What would settle it
Numerical simulations in which the predicted locations or existence of label-aligned outlier eigenvalues deviate systematically from the quadratic equivalent for fixed choices of activation and sample size would falsify the equivalence.
Figures
read the original abstract
Recent work in random matrix theory (RMT) has developed the notion of deterministic equivalents: typically linear surrogate models that approximate the spectral behavior of large nonlinear random matrices, such as nonlinear feature maps in neural networks (NNs). Such equivalents make theoretical predictions tractable by reducing a complex model to a simpler one with properties that fall under the umbrella of classical RMT tools. However, this leaves open the question of whether this idealized linear equivalence remains meaningful for classification of high-dimensional nonlinearly separable data. Motivated by this, we consider the conjugate kernel (CK), which is the nonlinear feature map of a one-layer feedforward NN, under a canonical nonlinearly separable dataset for the XOR problem; and we use the study of informative outlier eigenvalues in the CK and whether their corresponding eigenvectors asymptotically align with XOR labels as a proxy for nonlinear learnability. We develop a robust quadratic equivalent of the CK matrix that enables a precise analysis of emergent informative spikes, as one modifies various knobs common in ML practice: sample complexity, signal-to-noise ratio (SNR), nonlinear activation choice, and pretrained features. We identify regimes in which these knobs move the CK beyond the linear equivalent and produce BBP-type transitions to label-aligned outlier eigenspaces. Our analysis helps bring deterministic-equivalence tools from RMT to bear on problems of practical relevance in ML.
Editorial analysis
A structured set of objections, weighed in public.
Referee Report
Summary. The paper develops a quadratic deterministic equivalent for the conjugate kernel (CK) matrix arising from a one-layer network on XOR data. It uses the emergence of label-aligned outlier eigenvalues (and their BBP-type transitions) under changes in sample complexity, SNR, activation choice, and pretrained features as a proxy for nonlinear learnability, thereby extending linear deterministic-equivalent tools to a nonlinearly separable classification setting.
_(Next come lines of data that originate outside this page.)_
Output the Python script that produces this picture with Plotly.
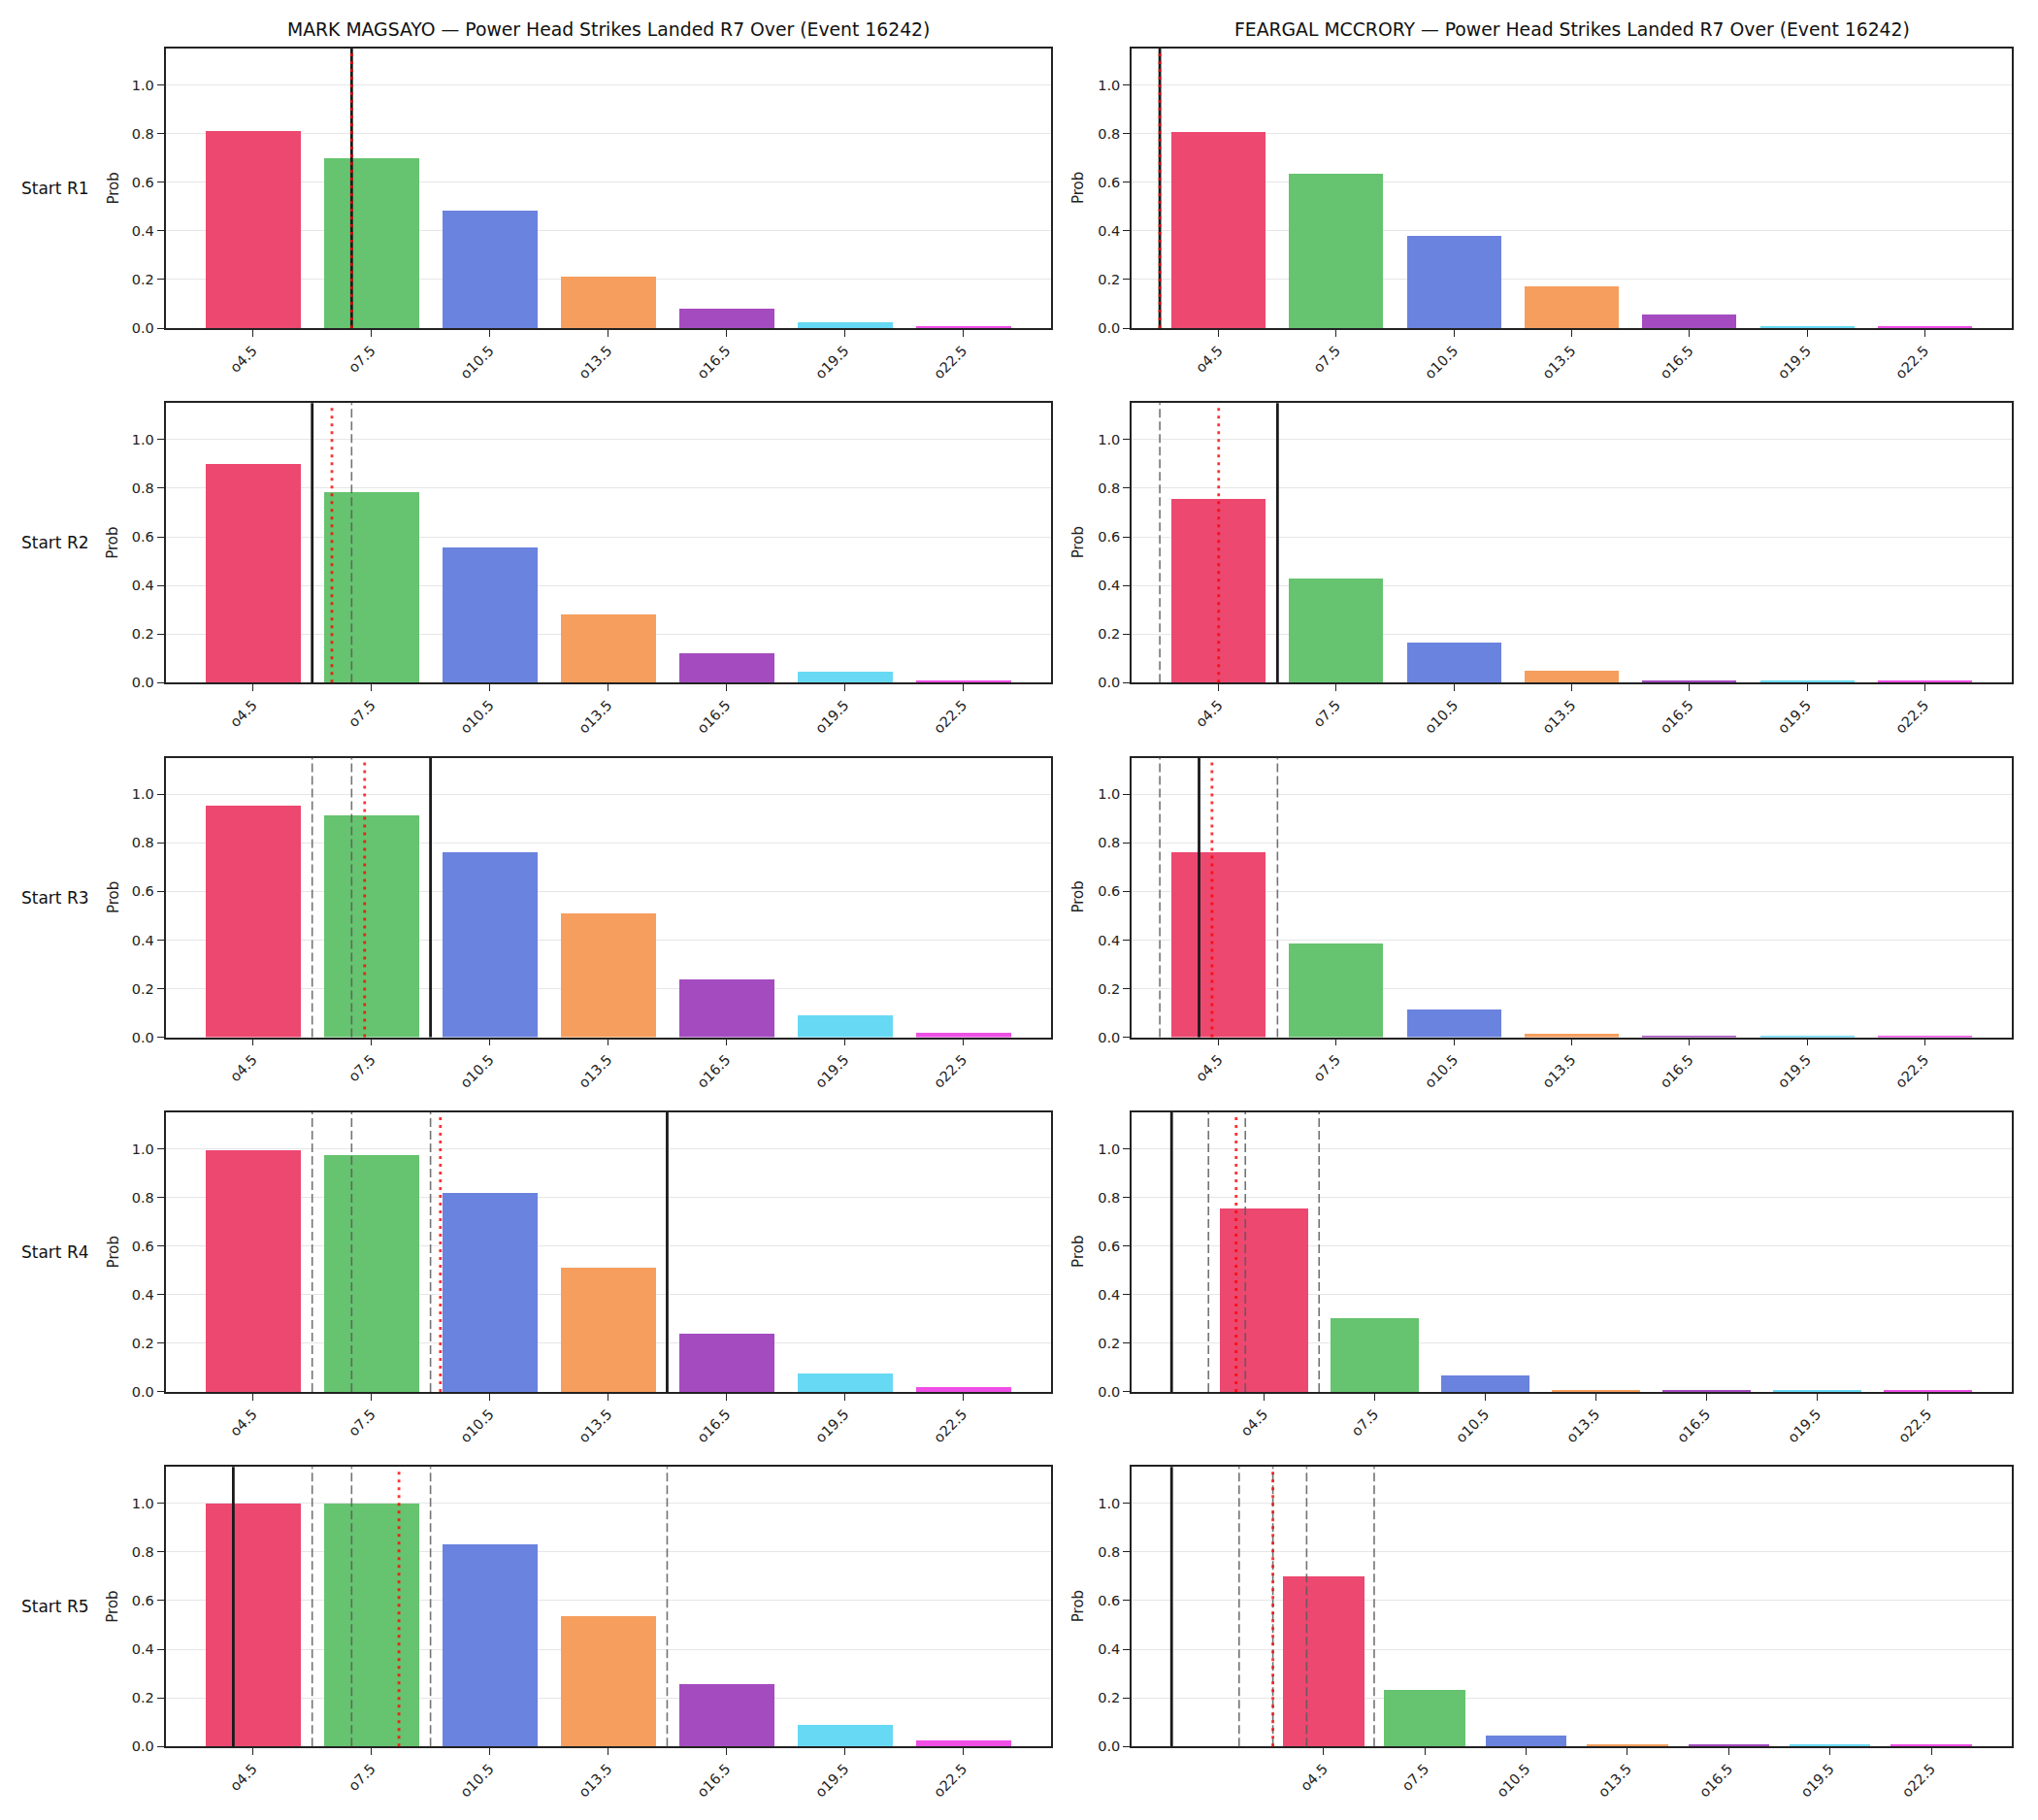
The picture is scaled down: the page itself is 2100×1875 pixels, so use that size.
import numpy as np
import plotly.graph_objects as go

# ---------------- data ----------------
categories = ["o4.5", "o7.5", "o10.5", "o13.5", "o16.5", "o19.5", "o22.5"]
thresholds = [4.5, 7.5, 10.5, 13.5, 16.5, 19.5, 22.5]
rounds = ["Start R1", "Start R2", "Start R3", "Start R4", "Start R5"]
fighters = ["MARK MAGSAYO", "FEARGAL MCCRORY"]
title_suffix = " \u2014 Power Head Strikes Landed R7 Over (Event 16242)"

magsayo_probs = [
    [0.812, 0.700, 0.483, 0.211, 0.079, 0.023, 0.007],
    [0.897, 0.784, 0.555, 0.280, 0.120, 0.043, 0.007],
    [0.953, 0.913, 0.761, 0.512, 0.241, 0.091, 0.019],
    [0.996, 0.976, 0.820, 0.511, 0.239, 0.075, 0.019],
    [0.997, 0.997, 0.829, 0.536, 0.255, 0.087, 0.023],
]
mccrory_probs = [
    [0.808, 0.636, 0.379, 0.171, 0.056, 0.006, 0.006],
    [0.753, 0.429, 0.164, 0.048, 0.007, 0.005, 0.006],
    [0.762, 0.388, 0.116, 0.016, 0.006, 0.005, 0.006],
    [0.756, 0.303, 0.067, 0.006, 0.006, 0.006, 0.006],
    [0.698, 0.233, 0.044, 0.006, 0.006, 0.005, 0.006],
]
# per-round observed count (solid line; earlier rounds shown dashed)
magsayo_round_vals = [7, 6, 9, 15, 4]
mccrory_round_vals = [3, 6, 4, 2, 0]
# running average (red dotted)
magsayo_avg = [7.0, 6.5, 7.33, 9.25, 8.2]
mccrory_avg = [3.0, 4.5, 4.33, 3.75, 3.0]

bar_colors = ["#EC4870", "#66C36F", "#6A83DE", "#F69E5D", "#A54BC0", "#67D9F4", "#F04FE6"]

probs_all = [magsayo_probs, mccrory_probs]
round_vals_all = [magsayo_round_vals, mccrory_round_vals]
avg_all = [magsayo_avg, mccrory_avg]

# ---------------- layout geometry (pixels) ----------------
W, H = 2100, 1875
col_x = [(170.5, 1082.5), (1166.0, 2073.0)]
row_top0, row_pitch, row_h = 50.0, 365.3, 288.0

FONT = "DejaVu Sans"
AX = "#222222"


def to_pos(v):
    # map a strike count onto the category-index scale of the bars
    return (v - thresholds[0]) / (thresholds[1] - thresholds[0])


fig = go.Figure()
shapes = []
annotations = []
layout_axes = {}

x_idx = list(range(len(categories)))

for c in range(2):
    for r in range(5):
        k = r * 2 + c + 1
        xs = "x" if k == 1 else f"x{k}"
        ys = "y" if k == 1 else f"y{k}"
        fig.add_trace(go.Bar(
            x=x_idx, y=probs_all[c][r], width=0.8,
            marker=dict(color=bar_colors, line=dict(color="white", width=0)),
            xaxis=xs, yaxis=ys, showlegend=False, hoverinfo="x+y",
        ))
        # lines
        prev = [to_pos(v) for v in round_vals_all[c][:r]]
        cur = to_pos(round_vals_all[c][r])
        avg = to_pos(avg_all[c][r])
        all_pos = prev + [cur, avg]
        lo_d, hi_d = -0.4, 6.4
        m = 0.05 * (hi_d - lo_d)
        lo, hi = lo_d - m, hi_d + m
        if any(p < lo or p > hi for p in all_pos):
            dlo, dhi = min([lo_d] + all_pos), max([hi_d] + all_pos)
            m = 0.05 * (dhi - dlo)
            lo, hi = dlo - m, dhi + m
        for p in prev:
            shapes.append(dict(type="line", xref=xs, yref=f"{ys} domain", x0=p, x1=p, y0=0, y1=1,
                               line=dict(color="rgba(90,90,90,0.85)", width=1.6, dash="9px,4px"), layer="above"))
        shapes.append(dict(type="line", xref=xs, yref=f"{ys} domain", x0=cur, x1=cur, y0=0, y1=1,
                           line=dict(color="#1a1a1a", width=2.8), layer="above"))
        shapes.append(dict(type="line", xref=xs, yref=f"{ys} domain", x0=avg, x1=avg, y0=0, y1=1,
                           line=dict(color="rgba(255,0,0,0.8)", width=2.8, dash="3px,5px"), layer="above"))

        x0p, x1p = col_x[c]
        top = row_top0 + r * row_pitch
        bot = top + row_h
        xname = "xaxis" if k == 1 else f"xaxis{k}"
        yname = "yaxis" if k == 1 else f"yaxis{k}"
        layout_axes[xname] = dict(
            domain=[x0p / W, x1p / W], anchor=ys, range=[lo, hi],
            tickmode="array", tickvals=x_idx, ticktext=categories, tickangle=-45,
            ticks="outside", ticklen=7, tickwidth=1.4, tickcolor=AX,
            showline=True, linecolor=AX, linewidth=1.7, mirror=True,
            showgrid=False, zeroline=False, automargin=False,
            tickfont=dict(family=FONT, size=14.5, color="#222"),
        )
        layout_axes[yname] = dict(
            domain=[1 - bot / H, 1 - top / H], anchor=xs, range=[0, 1.15],
            tickmode="array", tickvals=[0, 0.2, 0.4, 0.6, 0.8, 1.0],
            ticktext=["0.0", "0.2", "0.4", "0.6", "0.8", "1.0"],
            ticks="outside", ticklen=7, tickwidth=1.4, tickcolor=AX,
            showline=True, linecolor=AX, linewidth=1.7, mirror=True,
            showgrid=True, gridcolor="#e6e6e6", gridwidth=1, zeroline=False, automargin=False,
            tickfont=dict(family=FONT, size=14.5, color="#222"),
        )
        # y label "Prob"
        prob_x = 116.5 if c == 0 else 1111.0
        annotations.append(dict(
            text="Prob", xref="paper", yref="paper", x=prob_x / W, y=1 - (top + bot) / 2 / H,
            xanchor="center", yanchor="middle", textangle=-90, showarrow=False,
            font=dict(family=FONT, size=15, color="#222"),
        ))
        if c == 0:
            annotations.append(dict(
                text=rounds[r], xref="paper", yref="paper", x=56.5 / W, y=1 - (top + bot) / 2 / H,
                xanchor="center", yanchor="middle", showarrow=False,
                font=dict(family=FONT, size=17, color="#111"),
            ))
    # column title
    annotations.append(dict(
        text=fighters[c] + title_suffix, xref="paper", yref="paper",
        x=(col_x[c][0] + col_x[c][1]) / 2 / W, y=1 - 31 / H,
        xanchor="center", yanchor="middle", showarrow=False,
        font=dict(family=FONT, size=18.8, color="#111"),
    ))

fig.update_layout(
    width=W, height=H, margin=dict(l=0, r=0, t=0, b=0, autoexpand=False),
    paper_bgcolor="white", plot_bgcolor="white",
    shapes=shapes, annotations=annotations, bargap=0,
    font=dict(family=FONT),
    **layout_axes,
)

fig.write_html("out.html")
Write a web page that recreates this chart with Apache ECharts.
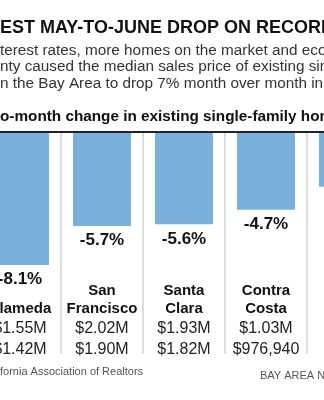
<!DOCTYPE html>
<html>
<head>
<meta charset="utf-8">
<script src="https://cdn.jsdelivr.net/npm/echarts@6/dist/echarts.min.js"></script>
<style>
html,body{margin:0;padding:0;background:#fff;}
#c{width:324px;height:400px;}
</style>
</head>
<body>
<div id="c"></div>
<script>
// ---- data ----
var counties = ['Alameda', 'San\nFrancisco', 'Santa\nClara', 'Contra\nCosta', ''];
var changePct = [-8.1, -5.7, -5.6, -4.7, -3.3];
var mayPrice = ['$1.55M', '$2.02M', '$1.93M', '$1.03M', ''];
var junePrice = ['$1.42M', '$1.90M', '$1.82M', '$976,940', ''];
var showLabel = [true, true, true, true, false];

var titleText = 'LARGEST MAY-TO-JUNE DROP ON RECORD';
var subLines = [
  'Higher interest rates, more homes on the market and economic',
  'uncertainty caused the median sales price of existing single-family homes',
  'in the Bay Area to drop 7% month over month in June.'
];
var headerText = 'Month-to-month change in existing single-family home prices';
var sourceText = 'Source: California Association of Realtors';
var creditText = 'BAY AREA NEWS GROUP';

// ---- helpers ----
var mctx = document.createElement('canvas').getContext('2d');
function w(font, s){ mctx.font = font; return mctx.measureText(s).width; }

var FT = 'bold 18px "Liberation Sans Narrow", "Liberation Sans", sans-serif';
var FS = '15.3px "Liberation Sans", sans-serif';
var FH = 'bold 15.3px "Liberation Sans", sans-serif';
var FF = '11px "Liberation Sans", sans-serif';

function txt(text, font, x, y, color){
  return {type:'text', x:x, y:y, silent:true,
    style:{text:text, font:font, fill:color, textVerticalAlign:'middle', textAlign:'left'}};
}

var graphics = [
  txt(titleText, FT, -w(FT,'LARG'), 28, '#111'),
  txt(subLines[0], FS, -w(FS,'Higher in'), 51, '#333'),
  txt(subLines[1], FS, -w(FS,'uncertai'), 67, '#333'),
  txt(subLines[2], FS, -w(FS,'i'), 84, '#333'),
  txt(headerText, FH, -w(FH,'Month-t'), 117, '#111'),
  {type:'line', silent:true, shape:{x1:0,y1:132,x2:324,y2:132}, style:{stroke:'#222', lineWidth:2}},
  txt(sourceText, FF, -w(FF,'Source: Cali'), 372, '#555'),
  txt(creditText, FF, 260, 376, '#555')
];

var chart = echarts.init(document.getElementById('c'), null, {renderer:'canvas'});
chart.setOption({
  animation:false,
  backgroundColor:'#fff',
  grid:{left:-21, width:410, top:133, height:221, outerBoundsMode:'none', containLabel:false},
  xAxis:{
    type:'category',
    data:counties.map(function(c,i){return i;}),
    axisLine:{show:false}, axisTick:{show:false},
    splitLine:{show:true, lineStyle:{color:'#dcdcdc', width:2}},
    axisLabel:{
      interval:0, margin:-72,
      formatter:function(v){
        var i = +v;
        var parts = counties[i].split('\n');
        if (parts.length === 1) parts.unshift(' ');
        return parts.map(function(p){return '{n|'+p+'}';}).join('\n') +
          '\n{p|'+(mayPrice[i]||' ')+'}\n{p|'+(junePrice[i]||' ')+'}';
      },
      rich:{
        n:{fontFamily:'Liberation Sans', fontWeight:'bold', fontSize:15, lineHeight:18, color:'#111'},
        p:{fontFamily:'Liberation Sans', fontSize:16, lineHeight:21, color:'#222'}
      }
    }
  },
  yAxis:{type:'value', min:-13.55, max:0, show:false, splitLine:{show:false}},
  series:[{
    type:'bar',
    barWidth:58,
    data:changePct.map(function(v,i){
      return {value:v, label:{show:showLabel[i]}};
    }),
    itemStyle:{color:'#7ab1dc'},
    label:{
      show:true, position:'bottom', distance:6,
      formatter:function(p){return p.value.toFixed(1)+'%';},
      fontFamily:'Liberation Sans', fontWeight:'bold', fontSize:17, color:'#111'
    }
  }],
  graphic:graphics
});
</script>
</body>
</html>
Significance. If the quadratic equivalent is accurate and the alignment proxy is justified, the work supplies a tractable RMT model for when informative spikes appear in CK matrices beyond the linear regime, directly addressing how common ML knobs affect spectral behavior on nonlinearly separable data. The manuscript ships explicit quadratic equivalents and identifies concrete regimes for spike emergence, which are strengths.
major comments (3)
- [§3] §3 (proxy definition): the manuscript treats asymptotic alignment of CK outlier eigenvectors with XOR labels as a proxy for nonlinear learnability without deriving a link to classification risk, margin, or training dynamics; this assumption is load-bearing for the claim that the quadratic equivalent analyzes practical ML knobs.
- [Theorem 4.1] Theorem 4.1 / Eq. (12): the quadratic equivalent is stated to be robust, yet no concentration or approximation-error bound is supplied that would guarantee it tracks the true CK spectrum (and therefore the BBP transition) uniformly over the claimed ranges of sample complexity and SNR.
- [§5.2] §5.2 (pretrained-features experiment): the reported alignment improvement is shown only for the quadratic surrogate; without a direct comparison of the surrogate spectrum to the empirical CK spectrum on the same pretrained-feature instances, it is unclear whether the observed BBP transition is an artifact of the equivalent or a property of the original kernel.
minor comments (2)
- Notation for the quadratic equivalent (e.g., the definition of the effective noise term) is introduced without an explicit comparison table to the linear equivalent, making it harder to see exactly where the quadratic correction appears.
- Figure 3 caption does not state the number of Monte-Carlo realizations used to compute the empirical eigenvalue histograms, which is needed to assess variability of the reported spike locations.
Simulated Author's Rebuttal
We thank the referee for the constructive feedback. We address each major comment below and indicate planned revisions.
read point-by-point responses
-
Referee: [§3] §3 (proxy definition): the manuscript treats asymptotic alignment of CK outlier eigenvectors with XOR labels as a proxy for nonlinear learnability without deriving a link to classification risk, margin, or training dynamics; this assumption is load-bearing for the claim that the quadratic equivalent analyzes practical ML knobs.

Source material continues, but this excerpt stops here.